Recensione di "Aspettando il re - A Hologram for the King"
Recensione di “ Aspettando il re - A Hologram for the King":... "beh, come sono arrivato a tutto questo?"
Interrogativi dell’uomo occidentale figlio della radicata cultura commerciale, d’affari, del business ad ogni costo, del risultato da raggiungere per rimanere sulla cresta dell’onda, delle domande dirompenti vissute nella solitudine degli alberghi a cinque stelle lusso dei cosiddetti uomini d’affari, vittime impietose della loro stesse ambizioni e del mantenimento del loro status sociale:
Per cosa sto lottando quotidianamente? Posso rinunciare a tutti i beni di comodità e di lusso che ho accumulato col mio lavoro? Posso rinunciare alla mia bellissima moglie? Posso ritrovare me stesso in un'altra parte del mondo? Posso ritrovare me stesso utilizzando le nuove tecnologie informatiche? Posso ritrovare, io spettatore, me stesso immedesimandomi empaticamente nel personaggio di Tom Hanks?
Domande che nell’incipit musical del film, ricalcano l’inquietante e bellissima canzone “Once In A Lifetime” cantata da David Byrne dei Talking Heads, che nella parte introduttiva recita così: «And you may find yourself living in a shotgun shack / And you may find yourself in another part of the world / And you may find yourself behind the wheel of a large automobile / And you may find yourself in a beautiful house, with a beautiful wife / And you may ask yourself – Well ...How did I get here?» (E potresti ritrovarti a vivere in una capanna che ti dà riparo / E potresti ritrovarti nell'altra parte del mondo / E potresti ritrovarti dietro il volante di una enorme automobile / E potresti ritrovarti in una bella casa, con una bella moglie / E potresti chiedere a te stesso: "beh, come sono arrivato a tutto questo?").
Domande che da subito lo spettare farà sue e che per tutto il film, come piccoli e instancabili tarli, cercheranno risposte nella sua mente!
La sceneggiatura non originale di Tom Tykwer è tratta dal romando di Dave Eggers, quarantenne scrittore bostoniano di successo, che nel 2012 pubblica negli Stati Uniti “A Hologram for the King”. Il romanzo nello stesso anno si piazza tra i finalisti del prestigiosissimo National Book Award, e nel 2016 Tom Hanks e Sarita Choudhury decidono di farne un film, affidando la sceneggiatura e la regia al tedesco Tykwer divenuto famoso in tutto il mondo cinematografico per la sceneggiatura e la regia della magnifica e destrutturante produzione tedesco-americana “Cloud Atlas” del 2012.
Alan Clay (Tom Hanks) deve giocare la sua ultima carta per mantenere il suo ruolo all’interno di una grande multinazionale americana quale hustler d'affari.
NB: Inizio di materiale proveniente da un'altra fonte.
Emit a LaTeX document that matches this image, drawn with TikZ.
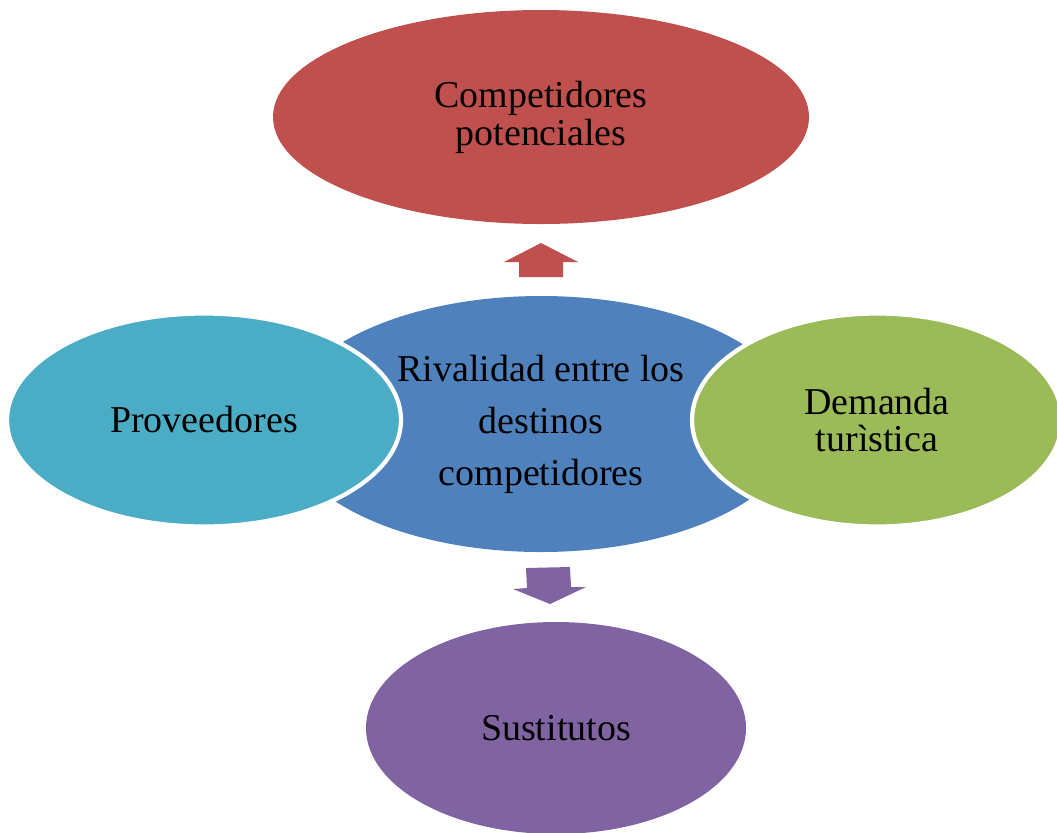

Ha perso la moglie, la sua bella casa, la sua macchina, e non può pagare gli studi universitari alla figlia, unico e irrinunciabile vero amore della sua vita. Un’ultima chance gli viene offerta dal suo boss, vendere la futuristica applicazione di teleconferenza in ologramma al Re d’Arabia Saudita.
Qui inizia l’avventura medio-orientale del più occidentale dei personaggi impersonati da Hanks. Ed è quindi un susseguirsi di confronti e di scontri tra culture distanti tra loro, di modi di pensare e di vivere la quotidianità, di costruire nuove relazioni e nuovi amori, di veder sbocciare amicizie e sentimenti perduti … di ritrovarsi in un’altra parte del mondo?
Il nostro protagonista Hanks si porrà delle domande per intraprendere delle scelte di vita irreversibili. Quali saranno? E quali le risposte?
Oppure «Same as it ever was... Same as it ever was... » come canta David Byrne nel suo ritornello?
Tutto questo, è ovvio, lo scoprirà lo spettatore al cinema.